If you suggest one or the other, or a few of each - what sizes would be most useful?

Ill be around snowdonia mostly if that makes a difference. Thanks in advance people!
 martinph78 06 Dec 2013
In reply to owena:

A set of nuts will usually give you more placements and are generally easier to place/get the hang of.

1-10 is a decent set, but if I'm doing mountain diffs I'll usually take a half set (so 1,3,5,7,9). I don't place gear on scrambles though...
 Dan Jam 06 Dec 2013
In reply to owena:

Nuts would be a far better investment. I started my trad rack with a full set of DMM Wallnuts and found them great. Its hard to say which sizes would be most useful but all of my DMM set have seen countless placements.

Don't get hexes, they're really annoying and hard to place well until you have a fair amount of experience with them (I have a full set of hexes and I've placed 2 or 3 of them maybe 6 times each...). Good luck!!
 csw 06 Dec 2013
In reply to owena:
They're not really an either/or proposition - Hexes go where wedges won't and vice versa. - It's easy to imagine more placements in the size range that wedges fit, but what about that one difficult move that your biggest wire is too small to protect? I'd hesitate to set off on any mountain route without big gear.


Hexes aren't particularly hard to place and they have more placement options than wedges. Persevere with them
Post edited at 19:18
OP The Potato 06 Dec 2013
In reply to csw:

ok, so lets say i got a set of 1-11 wallnuts and then what size hexs do you find most useful?
 Otis 06 Dec 2013
In reply to owena:

Worth keeping an eye out for deals. I got a full set of dmm wallnuts and torque nuts (hex's) at a good price from v12. If you can only get one I'd vote for a set of nuts.
 csw 06 Dec 2013
In reply to owena:

That's an impossible question to answer. You place gear where you need it, and the size of the gap you're placing it in determines what's going to be useful. If cost is really a factor [and it was for me when I was putting a rack together] then I'd get every other size, to start with, making sure I included the largest, and you could probably miss out the smallest two on the assumption you'll have wires of a similar size
OP The Potato 06 Dec 2013
In reply to owena:

if it were an easy answer I wouldnt need to ask
 Yanis Nayu 06 Dec 2013
In reply to owena:

Nuts
 ledifer 07 Dec 2013
In reply to Submit to Gravity:
Definitely a full set of nuts first.

What type of rock are you climbing, that gives an indicator of how much bigger gear you're going to want.
As for hexes, torque nuts cover a very large range for only 4 pieces. You can pick up a set on here quite often quite cheap. I think I got mine new for £40

 jack_44 07 Dec 2013
In reply to owena:

It would be wise to get the hexes in the size range that your wires don't cover. So the largest 3 at least I would say.

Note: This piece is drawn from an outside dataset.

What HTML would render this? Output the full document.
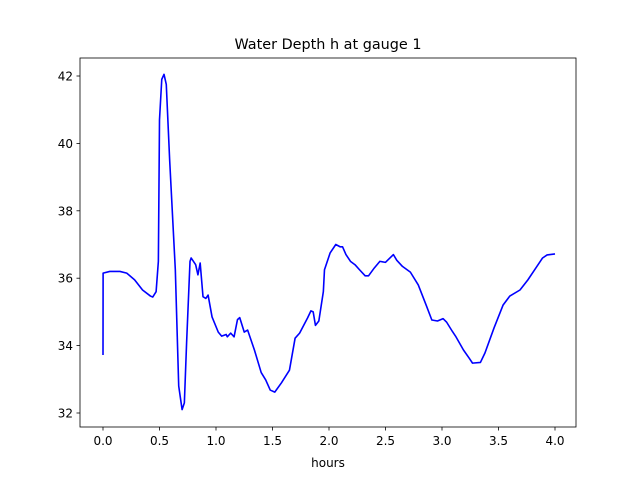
<!DOCTYPE html>
<html><head><meta charset="utf-8"><style>
body{margin:0;background:#fff;}
svg text{font-family:"DejaVu Sans","Liberation Sans",sans-serif;}
</style></head><body>
<svg width="640" height="480" xmlns="http://www.w3.org/2000/svg">
<rect width="640" height="480" fill="#fff"/>
<text x="328" y="49" font-size="14.4" text-anchor="middle">Water Depth h at gauge 1</text>
<g id="ticks"></g>
<path id="line" fill="none" stroke="#0000ff" stroke-width="1.6" stroke-linejoin="round"/>
<rect x="80" y="58" width="496" height="369" fill="none" stroke="#000" stroke-width="0.8"/>
<text x="328" y="467" font-size="12" text-anchor="middle">hours</text>
</svg>
<script>
const hours=[0,0.001,0.06,0.15,0.21,0.28,0.35,0.42,0.44,0.47,0.49,0.50,0.52,0.54,0.56,0.59,0.64,0.67,0.70,0.72,0.74,0.77,0.78,0.82,0.84,0.86,0.885,0.91,0.93,0.965,1.02,1.05,1.09,1.10,1.13,1.16,1.19,1.21,1.25,1.28,1.34,1.40,1.44,1.48,1.52,1.58,1.65,1.70,1.74,1.81,1.84,1.86,1.88,1.91,1.95,1.96,2.01,2.06,2.10,2.12,2.15,2.19,2.23,2.27,2.32,2.35,2.40,2.45,2.50,2.57,2.60,2.65,2.72,2.79,2.86,2.91,2.96,3.01,3.04,3.09,3.12,3.19,3.24,3.27,3.34,3.38,3.46,3.54,3.60,3.69,3.76,3.83,3.89,3.93,4.0];
const depth=[33.72,36.15,36.2,36.2,36.15,35.95,35.65,35.47,35.44,35.6,36.5,40.7,41.9,42.05,41.75,39.5,36.25,32.8,32.1,32.3,34.1,36.5,36.6,36.4,36.1,36.45,35.45,35.4,35.5,34.85,34.4,34.28,34.33,34.26,34.37,34.26,34.77,34.83,34.4,34.46,33.87,33.2,32.98,32.68,32.62,32.9,33.27,34.22,34.37,34.82,35.03,35.0,34.6,34.73,35.6,36.25,36.75,37.0,36.93,36.93,36.7,36.5,36.4,36.25,36.07,36.07,36.3,36.5,36.47,36.7,36.53,36.35,36.18,35.8,35.2,34.76,34.73,34.8,34.7,34.43,34.28,33.87,33.63,33.48,33.5,33.78,34.52,35.2,35.47,35.65,35.95,36.3,36.6,36.69,36.72];
const xTicks=[0.0,0.5,1.0,1.5,2.0,2.5,3.0,3.5,4.0];
const yTicks=[32,34,36,38,40,42];
const xs=v=>103+v*113;
const ys=v=>413-(v-32)*33.7;
const NS="http://www.w3.org/2000/svg";
const g=document.getElementById('ticks');
function mk(tag,attrs){const e=document.createElementNS(NS,tag);for(const k in attrs)e.setAttribute(k,attrs[k]);g.appendChild(e);return e;}
xTicks.forEach(t=>{
 const l=mk('line',{x1:xs(t),x2:xs(t),y1:427,y2:430.5,stroke:'#000','stroke-width':0.8});
 
 
 const tx=mk('text',{x:xs(t),y:445,'font-size':12,'text-anchor':'middle'});
 tx.textContent=t.toFixed(1);
 
 
});
yTicks.forEach(t=>{
 const l=mk('line',{x1:76.5,x2:80,y1:ys(t),y2:ys(t),stroke:'#000','stroke-width':0.8});
 
 
 const tx=mk('text',{x:73,y:ys(t)+4.5,'font-size':12,'text-anchor':'end'});
 tx.textContent=t;
 
 
});
document.getElementById('line').setAttribute('d',hours.map((h,i)=>(i?'L':'M')+xs(h).toFixed(2)+','+ys(depth[i]).toFixed(2)).join(''));
</script>
</body></html>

Agree with maybe leaving the smallest 1 or 2 hexes out, as these are covered by the wires.

I would mention if you are doing long routes, then doubling up on a few wires that you place a lot is useful as well.
OP The Potato 07 Dec 2013
In reply to jack_44:
Ill find out which ones I use most and get some more of those, good advice.

Post edited at 16:38
 Blue Straggler 07 Dec 2013
In reply to owena:

A set of nuts, plus a CAMP Carvex 7, plus two hexes. You don't need a "set" of hexes.


Or think outside the box and just get 6 tricams on wire from Viamont / Kouba for about £50.